La Loupe et L’Aube, deux hebdomadaires d’opposition, ont été piratés : de fausses éditions, au contenu tronqué, ont été distribuées. Les deux journaux y voient une manœuvre du gouvernement.
La Loupe et L’Aube, deux hebdomadaires d’opposition, ont été piratés : de fausses éditions, au contenu tronqué, ont été distribuées. Les deux journaux y voient une manœuvre du gouvernement.
Le 8 septembre, La Loupe et L’Aube ont annoncé, par voie de communiqué de presse, l’arrêt temporaire de leur publication. Cette suspension fait suite aux lourdes pressions subies par les deux titres : les dernières éditions ont été piratées pour présenter un contenu favorable au régime. Pour la rédaction des deux journaux, le coupable ne fait aucun doute : il s’agit du gouvernement, excédé par leur voix dissidente.
Le porte-parole de la présidence Alain-Claude Bilie-By-Nze, interrogé par Reporters sans frontières, réfute ces accusations : « La présidence et le gouvernement de la République gabonaise n’ont jamais piraté un journal, quelle que soit la virulence de ses écrits ».
« Si le gouvernement était derrières ces manœuvres, il s’agirait d’une atteinte à la liberté d’information et d’un acte de censure inacceptables, déclare Virginie Dangles, adjointe à la directrice de la Recherche de Reporters sans frontières. Nous exhortons les autorités à identifier les responsables du piratage, afin que la publication de La Loupe et de L’Aube puisse reprendre dans les plus brefs délais. »
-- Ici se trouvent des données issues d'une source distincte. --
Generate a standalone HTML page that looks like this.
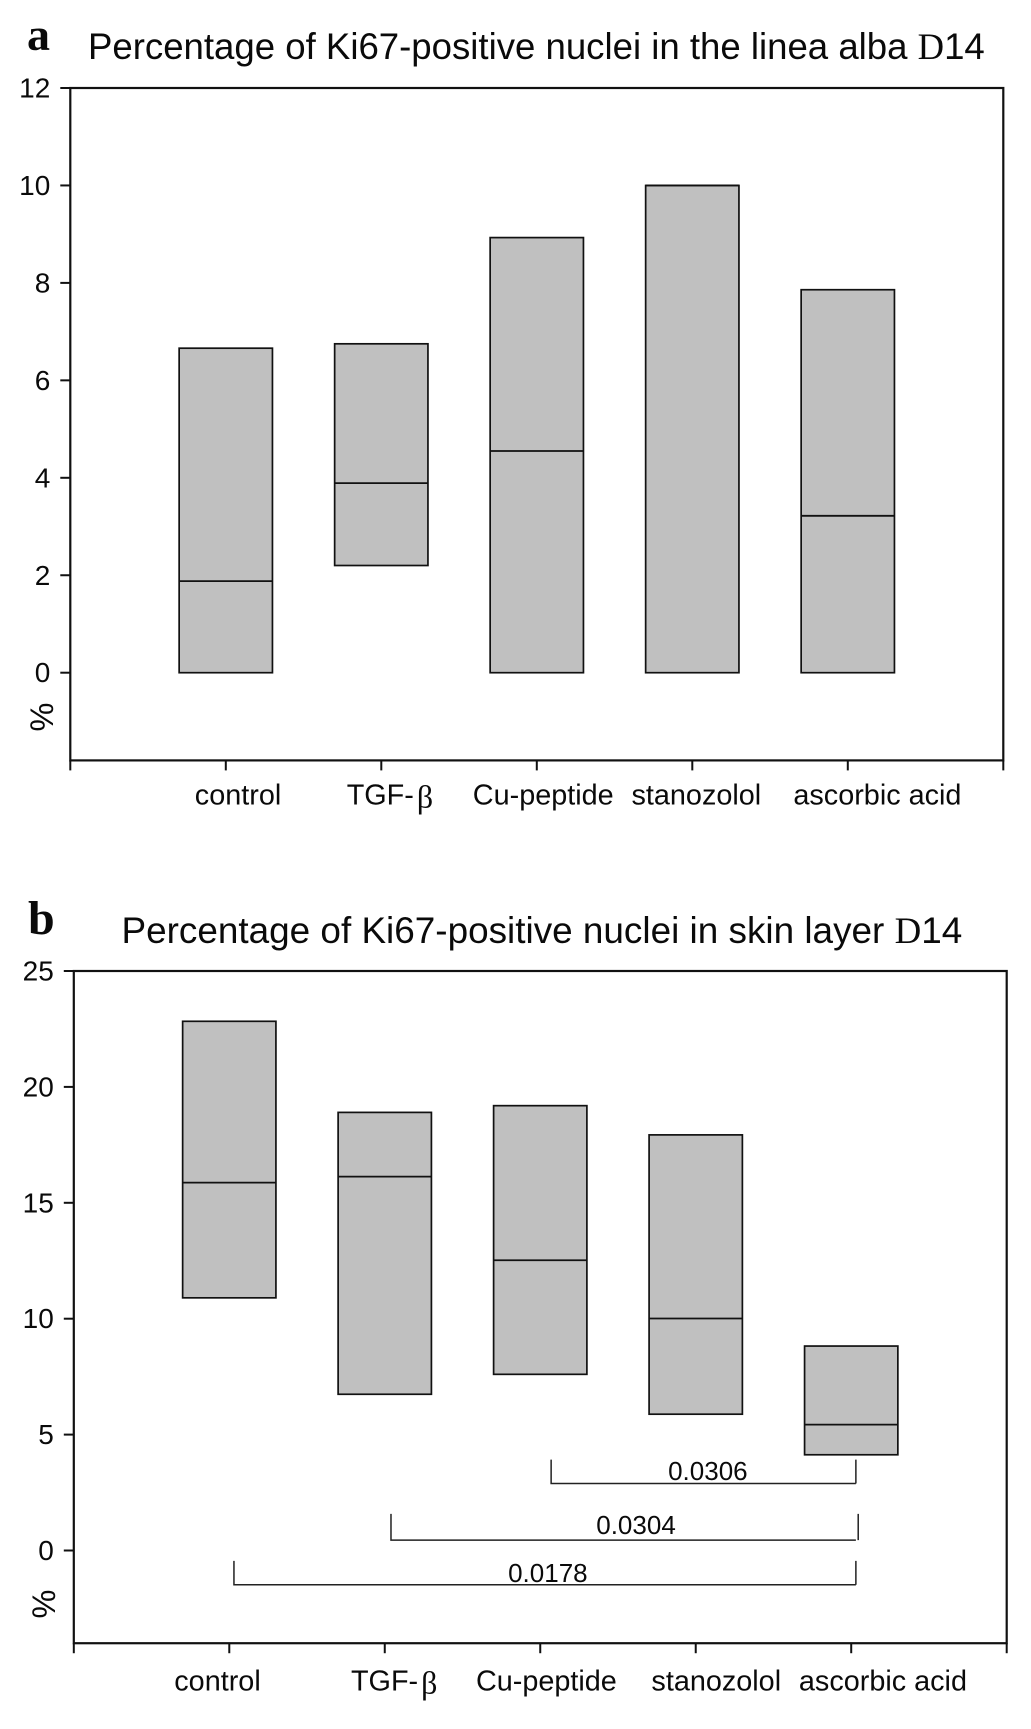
<!DOCTYPE html>
<html lang="en">
<head>
<meta charset="utf-8">
<title>Percentage of Ki67-positive nuclei</title>
<style>
html,body{margin:0;padding:0;background:#fff;}
svg{display:block;font-family:"Liberation Sans",sans-serif;fill:#0a0a0a;}
</style>
</head>
<body>
<svg id="figure" width="1031" height="1729" viewBox="0 0 1031 1729" xmlns="http://www.w3.org/2000/svg">
  <text x="27" y="50" font-family="Liberation Serif, serif" font-weight="700" font-size="46">a</text>
  <text x="88" y="59" font-size="36.6">Percentage of Ki67-positive nuclei in the linea alba <tspan font-family="Liberation Serif, serif">D</tspan>14</text>
  <text x="28" y="934" font-family="Liberation Serif, serif" font-weight="700" font-size="48">b</text>
  <text x="121.5" y="943" font-size="36.9">Percentage of Ki67-positive nuclei in skin layer <tspan font-family="Liberation Serif, serif">D</tspan>14</text>
  <text transform="translate(53,717) rotate(-90)" text-anchor="middle" font-size="32.5">%</text>
  <text transform="translate(55,1604) rotate(-90)" text-anchor="middle" font-size="32.5">%</text>
</svg>
<script>
const categories = ["control", "TGF-", "Cu-peptide", "stanozolol", "ascorbic acid"];

const panelAHigh = [6.66, 6.75, 8.93, 10, 7.86];
const panelAMedian = [1.88, 3.89, 4.55, 10, 3.22];
const panelALow = [0, 2.2, 0, 0, 0];
const panelATicks = [0, 2, 4, 6, 8, 10, 12];

const panelBHigh = [22.83, 18.9, 19.19, 17.93, 8.82];
const panelBMedian = [15.87, 16.13, 12.52, 10.01, 5.43];
const panelBLow = [10.9, 6.74, 7.6, 5.88, 4.13];
const panelBTicks = [0, 5, 10, 15, 20, 25];

const pValues = ["0.0306", "0.0304", "0.0178"];
const bracketStart = [3.07, 2.04, 1.03];
const bracketEnd = [5.03, 5.03, 5.03];
const bracketEndCap = [5.03, 5.045, 5.03];
const bracketLevel = [2.89, 0.45, -1.48];
const bracketCap = [3.92, 1.58, -0.45];

const svg = document.getElementById('figure');
const NS = 'http://www.w3.org/2000/svg';

function shape(tag, props, parent) {
  const el = document.createElementNS(NS, tag);
  for (const k in props) el.setAttribute(k, props[k]);
  parent.appendChild(el);
  return el;
}

function drawPanel(p) {
  const x = v => p.left + v * (p.right - p.left) / 6;
  const y = v => p.zeroY - v * (p.zeroY - p.topY) / p.ticks[p.ticks.length - 1];
  const bottomY = y(p.min);
  const g = shape('g', {}, svg);
  
  

  categories.forEach((c, i) => {
    const cx = x(i + 1);
    const half = 0.3 * (p.right - p.left) / 6;
    const bar = shape('rect', {
      x: cx - half, y: y(p.high[i]), width: half * 2, height: y(p.low[i]) - y(p.high[i]),
      fill: '#c0c0c0', stroke: '#111', 'stroke-width': 1.7
    }, g);
    
    
    const med = shape('line', {
      x1: cx - half, x2: cx + half, y1: y(p.median[i]), y2: y(p.median[i]),
      stroke: '#111', 'stroke-width': 1.8
    }, g);
    
    
  });

  const frame = shape('rect', {
    x: p.left, y: p.topY, width: p.right - p.left, height: bottomY - p.topY,
    fill: 'none', stroke: '#111', 'stroke-width': 2.2
  }, g);
  
  

  p.ticks.forEach(t => {
    const tick = shape('line', {
      x1: p.left - 10, x2: p.left, y1: y(t), y2: y(t), stroke: '#111', 'stroke-width': 2
    }, g);
    
    
    const label = shape('text', {
      x: p.left - 20, y: y(t) + 9.5, 'text-anchor': 'end', 'font-size': 28
    }, g);
    label.textContent = t;
    
    
  });

  for (let i = 0; i <= 6; i++) {
    const tick = shape('line', {
      x1: x(i), x2: x(i), y1: bottomY, y2: bottomY + 10, stroke: '#111', 'stroke-width': 2
    }, g);
    
    
  }

  categories.forEach((c, i) => {
    const label = shape('text', {
      x: x(i + 1) + p.labelShift[i], y: p.labelY, 'font-size': 28.8
    }, g);
    label.textContent = c;
    if (c.endsWith('-')) {
      const beta = shape('tspan', { 'font-family': 'Liberation Serif, serif', 'font-size': 32, dx: 3, dy: 3 }, label);
      beta.textContent = 'β';
    }
    
    
  });

  return { x, y, g };
}

drawPanel({
  id: 'panel-a', left: 70.3, right: 1003.3, topY: 88, zeroY: 672.7, min: -1.8,
  ticks: panelATicks, high: panelAHigh, median: panelAMedian, low: panelALow,
  labelY: 804.5, labelShift: [-31, -34.6, -64, -60.8, -54.4]
});

const b = drawPanel({
  id: 'panel-b', left: 73.8, right: 1006.7, topY: 971, zeroY: 1550.5, min: -4,
  ticks: panelBTicks, high: panelBHigh, median: panelBMedian, low: panelBLow,
  labelY: 1690.5, labelShift: [-55, -33.8, -64.3, -44.3, -52.3]
});

const pLabelOffset = [0.028, 0.081, 0.019];
const pLabelLift = [3.5, 6, 3];
pValues.forEach((v, i) => {
  const bracket = shape('path', {
    d: 'M' + b.x(bracketStart[i]) + ' ' + b.y(bracketCap[i]) +
       'V' + b.y(bracketLevel[i]) +
       'H' + b.x(bracketEnd[i]) +
       'M' + b.x(bracketEndCap[i]) + ' ' + b.y(bracketLevel[i]) +
       'V' + b.y(bracketCap[i]),
    fill: 'none', stroke: '#222', 'stroke-width': 1.5
  }, b.g);
  
  
  const label = shape('text', {
    x: b.x((bracketStart[i] + bracketEnd[i]) / 2 + pLabelOffset[i]),
    y: b.y(bracketLevel[i]) - pLabelLift[i],
    'text-anchor': 'middle', 'font-size': 26
  }, b.g);
  label.textContent = v;
  
  
});
</script>
</body>
</html>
Le 2 septembre, alors que le numéro 193 de La Loupe sort tout juste dans les kiosques, la supercherie éclate au grand jour : il s’agit non pas de l’exemplaire rédigé par la rédaction de l’hebdomadaire, mais d’un faux numéro, au contenu modifié. La ligne éditoriale, qui porte le gouvernement aux nues, est aux antipodes de celle du journal, connu pour son opposition au régime. L’hebdomadaire avait en fait été piraté par un nouveau membre de l’équipe de montage ayant infiltré la rédaction.
L’hebdomadaire L’Aube, qui appartient au même groupe de presse, tente alors de régler ses comptes avec les pirates. Dans son édition du 8 Septembre, le journal titre : « La présidence de la République pirate La Loupe. Que la malédiction vous accompagne à vie !!!! ». L’Aube accuse Maixent Accrombessi, directeur de cabinet du président Ali Bongo, d’être à l’origine de la manœuvre.
Mais les lecteurs de L’Aube ne liront jamais ce numéro : un individu, que la direction des hebdomadaires dit envoyé par la présidence, rachète auprès du distributeur l’intégralité des exemplaires en stock à Libreville, empêchant la distribution du journal dans la capitale. Il se serait ensuite rendu chez l’imprimeur Multipress, et l’aurait contraint manu militari de procéder à l’impression d’un faux numéro de L’Aube.
Le jour même, la suspension de la publication des deux journaux est annoncée. En dépit de cette décision, au matin du 9 septembre, un faux numéro de La Loupe sort à nouveau en kiosque. Multipress aurait à nouveau été forcé d’imprimer l’édition piratée.
Le Gabon occupe la 98è place dans le Classement 2014 de la liberté de la presse, établi par Reporters sans frontières.